Problem statement: Write out the full listing exactly as given, minus the images.
Begin Supplied information
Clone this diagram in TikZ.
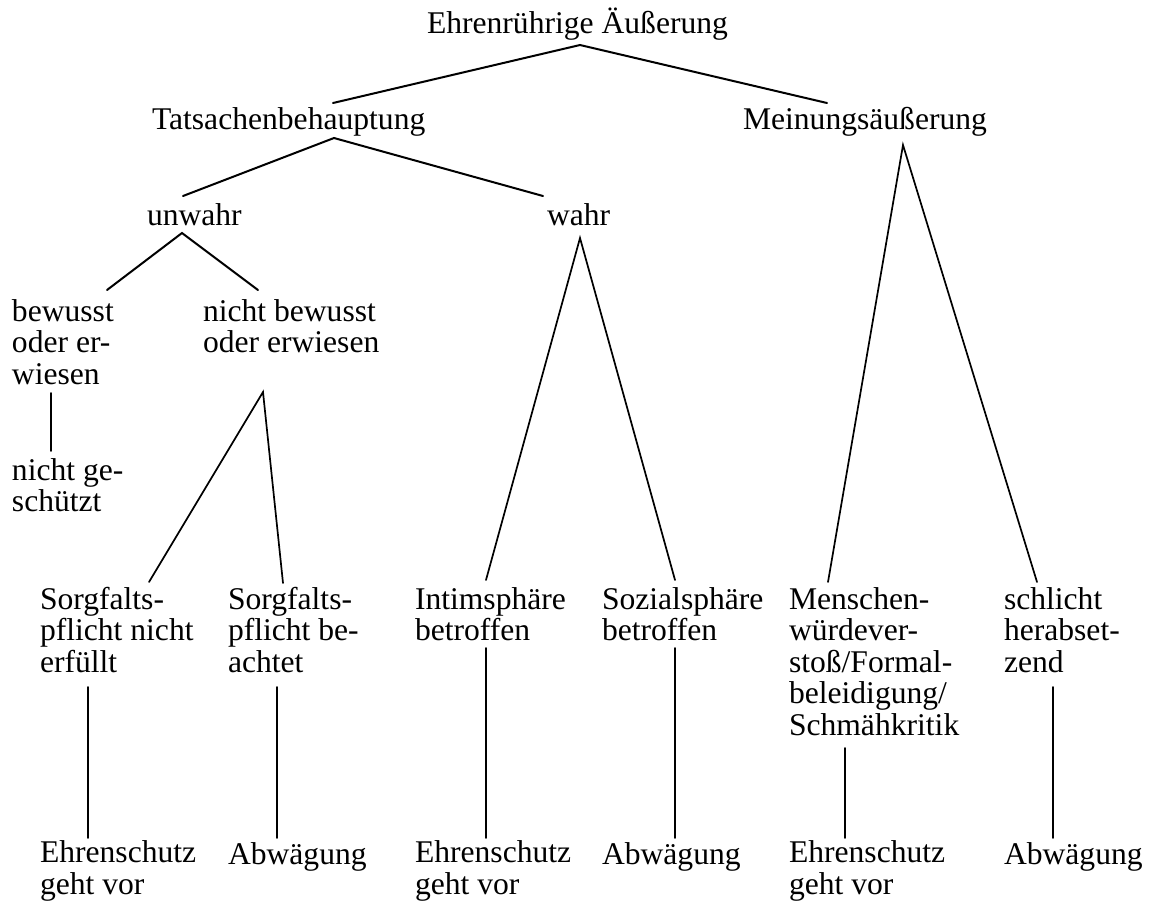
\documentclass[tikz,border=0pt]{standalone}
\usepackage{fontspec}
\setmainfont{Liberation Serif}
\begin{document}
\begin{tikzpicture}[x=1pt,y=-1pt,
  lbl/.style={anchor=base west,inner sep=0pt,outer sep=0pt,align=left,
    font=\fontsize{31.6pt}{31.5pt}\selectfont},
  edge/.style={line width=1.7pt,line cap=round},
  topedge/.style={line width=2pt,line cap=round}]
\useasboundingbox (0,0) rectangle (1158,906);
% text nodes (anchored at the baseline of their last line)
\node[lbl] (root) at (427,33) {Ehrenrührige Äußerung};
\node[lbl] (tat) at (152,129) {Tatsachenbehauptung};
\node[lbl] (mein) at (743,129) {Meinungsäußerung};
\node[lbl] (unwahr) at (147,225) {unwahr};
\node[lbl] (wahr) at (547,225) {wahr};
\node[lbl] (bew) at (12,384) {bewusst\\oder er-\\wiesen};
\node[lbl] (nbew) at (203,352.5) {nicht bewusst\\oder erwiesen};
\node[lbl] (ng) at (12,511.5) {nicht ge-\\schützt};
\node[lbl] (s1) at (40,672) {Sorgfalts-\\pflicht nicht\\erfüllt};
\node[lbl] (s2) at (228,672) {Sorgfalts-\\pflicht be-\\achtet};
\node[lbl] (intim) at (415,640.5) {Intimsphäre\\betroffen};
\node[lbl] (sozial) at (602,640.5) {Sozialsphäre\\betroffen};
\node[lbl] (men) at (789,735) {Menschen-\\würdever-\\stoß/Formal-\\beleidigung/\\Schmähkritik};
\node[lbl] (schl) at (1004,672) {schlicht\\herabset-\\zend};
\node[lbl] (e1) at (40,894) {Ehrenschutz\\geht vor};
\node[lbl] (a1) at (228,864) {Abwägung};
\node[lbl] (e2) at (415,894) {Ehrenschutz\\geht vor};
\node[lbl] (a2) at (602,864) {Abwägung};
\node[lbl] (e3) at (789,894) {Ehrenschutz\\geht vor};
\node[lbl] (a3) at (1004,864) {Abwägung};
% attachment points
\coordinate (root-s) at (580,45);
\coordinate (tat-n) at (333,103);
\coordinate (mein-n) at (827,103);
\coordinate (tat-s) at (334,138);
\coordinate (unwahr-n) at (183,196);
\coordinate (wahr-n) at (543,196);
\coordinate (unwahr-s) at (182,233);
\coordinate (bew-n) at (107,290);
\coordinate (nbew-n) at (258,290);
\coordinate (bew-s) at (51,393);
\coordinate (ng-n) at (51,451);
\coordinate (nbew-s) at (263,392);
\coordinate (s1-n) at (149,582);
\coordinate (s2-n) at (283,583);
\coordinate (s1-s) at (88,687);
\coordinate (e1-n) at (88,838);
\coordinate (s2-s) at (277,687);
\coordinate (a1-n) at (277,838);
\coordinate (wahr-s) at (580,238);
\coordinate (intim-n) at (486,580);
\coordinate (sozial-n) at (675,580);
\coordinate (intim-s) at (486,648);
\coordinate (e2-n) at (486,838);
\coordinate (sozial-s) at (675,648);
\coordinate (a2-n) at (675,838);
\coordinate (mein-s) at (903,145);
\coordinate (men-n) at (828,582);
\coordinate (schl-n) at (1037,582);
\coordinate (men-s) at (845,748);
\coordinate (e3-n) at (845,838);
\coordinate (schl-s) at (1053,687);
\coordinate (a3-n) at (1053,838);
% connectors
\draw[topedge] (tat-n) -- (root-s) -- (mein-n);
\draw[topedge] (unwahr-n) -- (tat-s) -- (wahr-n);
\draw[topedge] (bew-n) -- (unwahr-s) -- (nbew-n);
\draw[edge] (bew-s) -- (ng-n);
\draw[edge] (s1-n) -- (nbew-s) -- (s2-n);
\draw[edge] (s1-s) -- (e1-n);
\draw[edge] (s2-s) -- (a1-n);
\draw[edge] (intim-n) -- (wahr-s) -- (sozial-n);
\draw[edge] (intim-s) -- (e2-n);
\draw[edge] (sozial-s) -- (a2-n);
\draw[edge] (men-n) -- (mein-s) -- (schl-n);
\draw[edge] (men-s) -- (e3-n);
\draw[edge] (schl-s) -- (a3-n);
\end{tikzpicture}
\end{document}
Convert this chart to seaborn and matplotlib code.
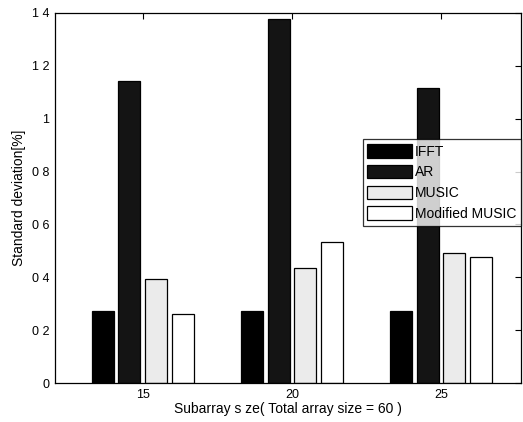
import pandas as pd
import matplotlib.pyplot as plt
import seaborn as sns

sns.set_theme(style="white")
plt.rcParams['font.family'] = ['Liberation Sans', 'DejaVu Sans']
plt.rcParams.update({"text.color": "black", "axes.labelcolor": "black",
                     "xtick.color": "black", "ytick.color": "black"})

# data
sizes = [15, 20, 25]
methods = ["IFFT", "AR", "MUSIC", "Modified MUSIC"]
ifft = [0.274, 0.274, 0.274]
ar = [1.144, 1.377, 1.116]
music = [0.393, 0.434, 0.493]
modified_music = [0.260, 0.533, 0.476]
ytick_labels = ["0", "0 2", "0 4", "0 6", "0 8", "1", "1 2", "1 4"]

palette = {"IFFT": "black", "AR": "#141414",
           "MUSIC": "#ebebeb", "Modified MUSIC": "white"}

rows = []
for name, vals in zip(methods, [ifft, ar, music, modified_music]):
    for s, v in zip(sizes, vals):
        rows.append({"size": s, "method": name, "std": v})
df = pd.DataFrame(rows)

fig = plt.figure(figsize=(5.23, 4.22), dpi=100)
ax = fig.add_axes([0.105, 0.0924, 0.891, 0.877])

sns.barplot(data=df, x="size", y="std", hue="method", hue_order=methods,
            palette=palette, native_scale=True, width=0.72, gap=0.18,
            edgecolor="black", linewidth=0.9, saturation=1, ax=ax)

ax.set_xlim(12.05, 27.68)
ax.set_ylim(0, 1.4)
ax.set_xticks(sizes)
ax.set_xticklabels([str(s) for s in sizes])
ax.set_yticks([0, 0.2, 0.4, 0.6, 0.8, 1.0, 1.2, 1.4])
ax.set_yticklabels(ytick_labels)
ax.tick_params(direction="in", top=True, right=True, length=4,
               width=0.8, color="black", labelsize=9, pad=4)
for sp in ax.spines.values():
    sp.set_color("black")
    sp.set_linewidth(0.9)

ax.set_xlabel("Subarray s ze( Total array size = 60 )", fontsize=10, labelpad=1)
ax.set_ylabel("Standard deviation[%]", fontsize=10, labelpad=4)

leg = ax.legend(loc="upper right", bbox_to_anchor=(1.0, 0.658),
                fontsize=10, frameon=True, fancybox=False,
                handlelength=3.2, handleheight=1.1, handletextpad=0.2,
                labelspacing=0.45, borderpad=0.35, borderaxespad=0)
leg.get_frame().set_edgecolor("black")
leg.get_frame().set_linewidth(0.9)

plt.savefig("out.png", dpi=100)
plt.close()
End Supplied information
Exercise result:
Clone this diagram in TikZ.
\documentclass[tikz,border=0pt]{standalone}
\usepackage{fontspec}
\setmainfont{Liberation Serif}
\begin{document}
\begin{tikzpicture}[x=1pt,y=-1pt,
  lbl/.style={anchor=base west,inner sep=0pt,outer sep=0pt,align=left,
    font=\fontsize{31.6pt}{31.5pt}\selectfont},
  edge/.style={line width=1.7pt,line cap=round},
  topedge/.style={line width=2pt,line cap=round}]
\useasboundingbox (0,0) rectangle (1158,906);
% text nodes (anchored at the baseline of their last line)
\node[lbl] (root) at (427,33) {Ehrenrührige Äußerung};
\node[lbl] (tat) at (152,129) {Tatsachenbehauptung};
\node[lbl] (mein) at (743,129) {Meinungsäußerung};
\node[lbl] (unwahr) at (147,225) {unwahr};
\node[lbl] (wahr) at (547,225) {wahr};
\node[lbl] (bew) at (12,384) {bewusst\\oder er-\\wiesen};
\node[lbl] (nbew) at (203,352.5) {nicht bewusst\\oder erwiesen};
\node[lbl] (ng) at (12,511.5) {nicht ge-\\schützt};
\node[lbl] (s1) at (40,672) {Sorgfalts-\\pflicht nicht\\erfüllt};
\node[lbl] (s2) at (228,672) {Sorgfalts-\\pflicht be-\\achtet};
\node[lbl] (intim) at (415,640.5) {Intimsphäre\\betroffen};
\node[lbl] (sozial) at (602,640.5) {Sozialsphäre\\betroffen};
\node[lbl] (men) at (789,735) {Menschen-\\würdever-\\stoß/Formal-\\beleidigung/\\Schmähkritik};
\node[lbl] (schl) at (1004,672) {schlicht\\herabset-\\zend};
\node[lbl] (e1) at (40,894) {Ehrenschutz\\geht vor};
\node[lbl] (a1) at (228,864) {Abwägung};
\node[lbl] (e2) at (415,894) {Ehrenschutz\\geht vor};
\node[lbl] (a2) at (602,864) {Abwägung};
\node[lbl] (e3) at (789,894) {Ehrenschutz\\geht vor};
\node[lbl] (a3) at (1004,864) {Abwägung};
% attachment points
\coordinate (root-s) at (580,45);
\coordinate (tat-n) at (333,103);
\coordinate (mein-n) at (827,103);
\coordinate (tat-s) at (334,138);
\coordinate (unwahr-n) at (183,196);
\coordinate (wahr-n) at (543,196);
\coordinate (unwahr-s) at (182,233);
\coordinate (bew-n) at (107,290);
\coordinate (nbew-n) at (258,290);
\coordinate (bew-s) at (51,393);
\coordinate (ng-n) at (51,451);
\coordinate (nbew-s) at (263,392);
\coordinate (s1-n) at (149,582);
\coordinate (s2-n) at (283,583);
\coordinate (s1-s) at (88,687);
\coordinate (e1-n) at (88,838);
\coordinate (s2-s) at (277,687);
\coordinate (a1-n) at (277,838);
\coordinate (wahr-s) at (580,238);
\coordinate (intim-n) at (486,580);
\coordinate (sozial-n) at (675,580);
\coordinate (intim-s) at (486,648);
\coordinate (e2-n) at (486,838);
\coordinate (sozial-s) at (675,648);
\coordinate (a2-n) at (675,838);
\coordinate (mein-s) at (903,145);
\coordinate (men-n) at (828,582);
\coordinate (schl-n) at (1037,582);
\coordinate (men-s) at (845,748);
\coordinate (e3-n) at (845,838);
\coordinate (schl-s) at (1053,687);
\coordinate (a3-n) at (1053,838);
% connectors
\draw[topedge] (tat-n) -- (root-s) -- (mein-n);
\draw[topedge] (unwahr-n) -- (tat-s) -- (wahr-n);
\draw[topedge] (bew-n) -- (unwahr-s) -- (nbew-n);
\draw[edge] (bew-s) -- (ng-n);
\draw[edge] (s1-n) -- (nbew-s) -- (s2-n);
\draw[edge] (s1-s) -- (e1-n);
\draw[edge] (s2-s) -- (a1-n);
\draw[edge] (intim-n) -- (wahr-s) -- (sozial-n);
\draw[edge] (intim-s) -- (e2-n);
\draw[edge] (sozial-s) -- (a2-n);
\draw[edge] (men-n) -- (mein-s) -- (schl-n);
\draw[edge] (men-s) -- (e3-n);
\draw[edge] (schl-s) -- (a3-n);
\end{tikzpicture}
\end{document}
Convert this chart to seaborn and matplotlib code.
import pandas as pd
import matplotlib.pyplot as plt
import seaborn as sns

sns.set_theme(style="white")
plt.rcParams['font.family'] = ['Liberation Sans', 'DejaVu Sans']
plt.rcParams.update({"text.color": "black", "axes.labelcolor": "black",
                     "xtick.color": "black", "ytick.color": "black"})

# data
sizes = [15, 20, 25]
methods = ["IFFT", "AR", "MUSIC", "Modified MUSIC"]
ifft = [0.274, 0.274, 0.274]
ar = [1.144, 1.377, 1.116]
music = [0.393, 0.434, 0.493]
modified_music = [0.260, 0.533, 0.476]
ytick_labels = ["0", "0 2", "0 4", "0 6", "0 8", "1", "1 2", "1 4"]

palette = {"IFFT": "black", "AR": "#141414",
           "MUSIC": "#ebebeb", "Modified MUSIC": "white"}

rows = []
for name, vals in zip(methods, [ifft, ar, music, modified_music]):
    for s, v in zip(sizes, vals):
        rows.append({"size": s, "method": name, "std": v})
df = pd.DataFrame(rows)

fig = plt.figure(figsize=(5.23, 4.22), dpi=100)
ax = fig.add_axes([0.105, 0.0924, 0.891, 0.877])

sns.barplot(data=df, x="size", y="std", hue="method", hue_order=methods,
            palette=palette, native_scale=True, width=0.72, gap=0.18,
            edgecolor="black", linewidth=0.9, saturation=1, ax=ax)

ax.set_xlim(12.05, 27.68)
ax.set_ylim(0, 1.4)
ax.set_xticks(sizes)
ax.set_xticklabels([str(s) for s in sizes])
ax.set_yticks([0, 0.2, 0.4, 0.6, 0.8, 1.0, 1.2, 1.4])
ax.set_yticklabels(ytick_labels)
ax.tick_params(direction="in", top=True, right=True, length=4,
               width=0.8, color="black", labelsize=9, pad=4)
for sp in ax.spines.values():
    sp.set_color("black")
    sp.set_linewidth(0.9)

ax.set_xlabel("Subarray s ze( Total array size = 60 )", fontsize=10, labelpad=1)
ax.set_ylabel("Standard deviation[%]", fontsize=10, labelpad=4)

leg = ax.legend(loc="upper right", bbox_to_anchor=(1.0, 0.658),
                fontsize=10, frameon=True, fancybox=False,
                handlelength=3.2, handleheight=1.1, handletextpad=0.2,
                labelspacing=0.45, borderpad=0.35, borderaxespad=0)
leg.get_frame().set_edgecolor("black")
leg.get_frame().set_linewidth(0.9)

plt.savefig("out.png", dpi=100)
plt.close()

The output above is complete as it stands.